Вот случай, когда латинское слово не сослужило службы, обычной для политического термина. Общим значением новое слово не покрывает множества частных русских, потому что — не было частных, не было русских, и образа, с каким связали бы внутренний смысл его, также не было. Чуждое, пустое, мертвое слово. Мало слово найти, мало употребить, мало раскрыть в образах на страницах романа — нет за ним реального понятия, и становится оно ненужным. Однако на короткое время и оно оказалось полезным, потому и осталось в истории нашей культурной жизни.
Чужак в разговоре
Иностранное слово перестает быть чужим (варваризмом) в простом разговорном стиле, когда становится всеобщим достоянием, когда впитает в себя смыслы коренных русских слов, обкатается в разговоре, станет необходимым как вода, как воздух.
Вот история нескольких слов, заимствованных давно, в XVIII веке, и тогда же попавших на страницы столичной печати. Многие выражения, сочетания русских слов с иностранными, основанные на эмоции говорящего, были тогда осмеяны и опытными литераторами, и гимназическими наставниками. Однако в наши дни все они будто заново родились: живут и здравствуют как ни в чем не бывало.
Посмотрим, что казалось вульгаризмами критику сто тридцать лет назад и какие замены заимствованным словечкам он предлагал.

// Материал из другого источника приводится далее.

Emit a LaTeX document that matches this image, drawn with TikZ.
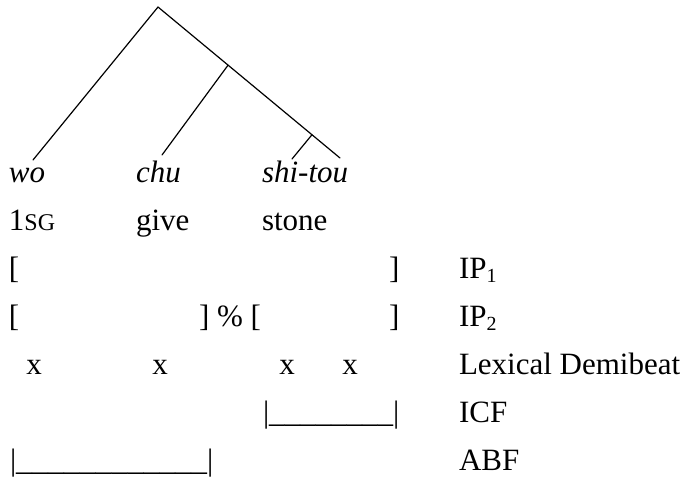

«Это идея!» — это мысль (так лучше, вернее по-русски). «Он вибрирует» — он колеблется. «Ему делают рекламу» — воззвание… «Скандальное происшествие» — лучше соблазнительное. «Он симпатизирует вам» — лучше: сочувствует… «Анализирует концепцию» — разбирает творческую мысль… «Дело рискованное» — лучше дело сомнительное. «Шахматные комбинации» — шахматные выкладки… «Приезжают туристы» — прибывают путешественники… «Он сконфузился» — он смутился… «Цивилизованное общество» — просвещенное общество. «Мой оппонент» — противник. «Это иллюзия» — это очарование. «Он находился в экстазе» — в восторженности. «Скандал» — огласка. «Повторила еще энергичнее» — выразительнее. «Хорошие шансы» — большая надежда. «Все это проблематично…» — все это загадочно. «Совершенная некомфортабельность» — неудовлетворительность. «Публика аплодировала» — рукоплескала. «Гарантия» — лучше: ручательство. «Зигзагом раскинутся городские, стены» — почему бы не сказать по-русски: вьюном раскинутся городские стены?
Все эти примеры показывают, что многие выражения, которые в разговорной речи теперь стали общим местом, приходилось отстаивать в журнальной борьбе. Сторонники «чистого языка» видели в них помеху родному языку. Даже бытовые, полностью лишенные политической окраски, слова встречали непонимание. «Охотник за грибами» — выражение, впервые появившееся в переводе одного романа (в июльском номере «Отечественных записок» за 1853 год). И сразу же критик «Москвитянина» начал тяжбу: «Охотник за дичью, за зверями. Охотнику нужны: оружие, знание, разные приемы, отважность, иногда борьба с неприятелем, а на что все это человеку, который собирает грибы?» Убедительно? Очень. Между тем и сегодня говорим мы «охотники за грибами». Слово грибник тогда еще не было известно, только грибница, но — в другом смысле.
Стоит все же признаться, что часто совершенно невозможно решить, пригодится ли нам когда-нибудь иностранное слово, которое мы, по мнению многих, необдуманно, включаем в свой текст.
В 1839 году «Северная пчела» выразила удовлетворение тем, что в бухгалтерском деле вместо дебет и кредит принято в употребление приход и расход; но она же, описывая кондитерские на Невском проспекте, сообщала о новинке: «конфеты в картонажах». Дебет и кредит остались (второе слово в разговорной речи развило много переносных значений, а вот картонажа мы не знаем, говорим о конфетах в коробках, то есть в маленьких короба́х, совершенно по-русски.
Каждый день возникает необходимость так или иначе выразить в неизвестном понятии свое представление о новом, и сегодня у нас уже есть способ сделать это грамотно и почти понятно с первого предъявления: нужно воспользоваться интернациональными корнями хорошо известных слов. Вот два примера прямо из свежих газет: «библиобус доставляет книги на завод»; «особая группа людей, охваченная не автомобилизмом, а, простите, автомобилиозом», — так пишет врач, а в медицинской практике слова с подобным окончанием обозначают названия некоторых болезней.